Today, Ellis is recognized as a pioneer by his peers and owns three businesses, and has plans in the distant future to open a fourth enterprise along Frederick Douglass Boulevard.
In addition to Moca Lounge, Ellis owns Chocolat, an upscale restaurant; Harlem Underground, which sells Harlem-themed T-shirts, and he hopes to someday open a family-friendly joint called Honeycomb Burger. His shops dominate the east and west sides of Frederick Douglass Boulevard between West 119th and West 120th streets.
Ellis is also one of the African-American business owners to have survived the surge of popularity that has attracted experienced and well-financed restaurateurs to Harlem along with national chains.
"It was scary as a black entrepreneur to look around and see huge chains opening, restaurant owners with 10 restaurants and [to know] that people who were once there could no longer afford to compete," Ellis said.
Other African-American-owned businesses haven't been as lucky lately, with a rash of closings over the past year.
"It's been rare to have an African-American entrepreneur who was there during the time when the avenue was experiencing some hardships who has been able to survive, expand and open up other businesses," said Regina Smith, executive director of the Harlem Business Alliance, which operates a center to help small businesses with back office functions.
Ellis says ensuring his survival and growth is why he halted plans for his fourth project, Honeycomb Burger, until he believed the time was right. He hopes to open the shop by the end of this year or in early 2014.

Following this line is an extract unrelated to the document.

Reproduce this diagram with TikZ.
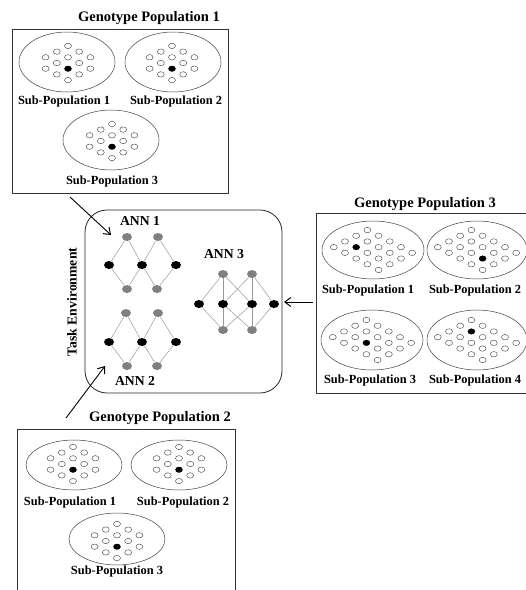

"I don't want to spread myself too thin," said Ellis, who is of Jamaican heritage and who graduated from Tuskegee University with a degree in food science and nutrition.
In 2012, Ellis also launched a second branch of Harlem Underground, which is becoming a popular stop for a growing number tourists.

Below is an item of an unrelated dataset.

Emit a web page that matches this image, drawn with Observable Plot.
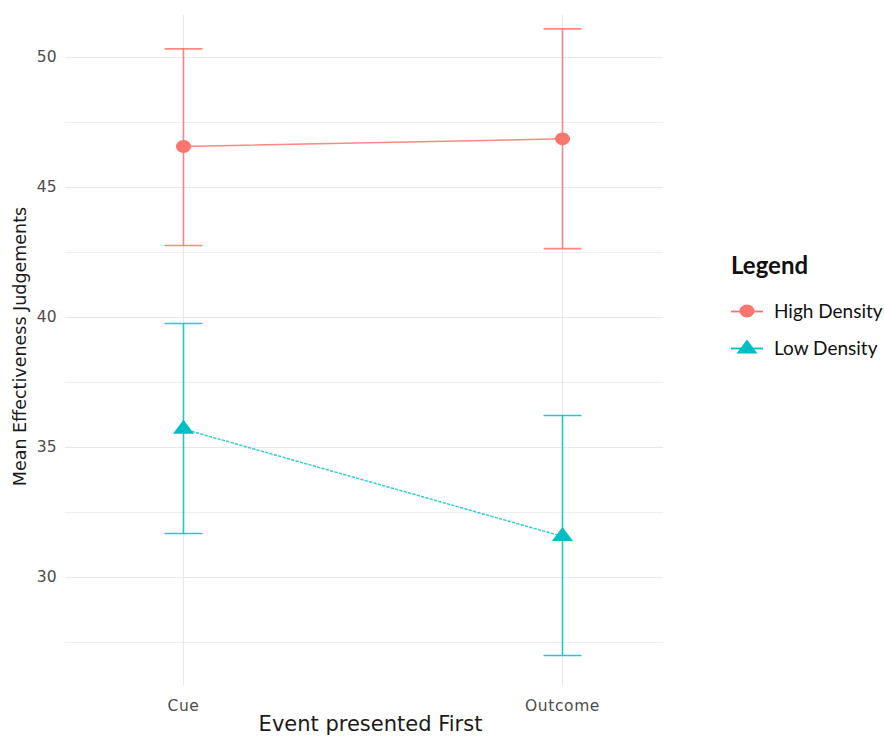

"It's smart to give Chocolat the time it needs to develop," Evans-Hendricks said. "He's very analytical, sitting back and watching the market because it has been a tough couple of years.
"This is a restaurant row but there is room for other businesses and services to support the people who live here and provide jobs," he said.
The ventures are not Ellis' first in Harlem. He owned Emily's, which served what Ellis described as "progressive soul food" on Fifth Avenue and 110th Street from 1992 to 2002.
"He was over there alone and ran that business so well that he built something from nothing long before Harlem was hot," Evans-Hendricks said.
It's that experience that Ellis says helped him sense opportunity. A developer came to Ellis and said they were renovating buildings on Frederick Douglass Boulevard and looking for brave tenants to anchor the bottom floor in the hopes of helping to transform the area.
It was a risk that allowed Ellis to secure favorable lease terms for Moca, a significant factor in the failure of other African-American owned businesses.
Harlem Congregations for Community Improvement, a non-profit focused on community development, owns the building where Chocolat is located and has also been helpful in assisting to sustain and grow his businesses, Ellis said.
These days, entrepreneurs who come to Ellis when they are thinking of launching new businesses in the area are less skeptical than the prospective apartment renters, buyers and merchants of a decade ago.
"The opportunity was for someone who wanted to make a difference and not just money. I hope I've done that," Ellis said.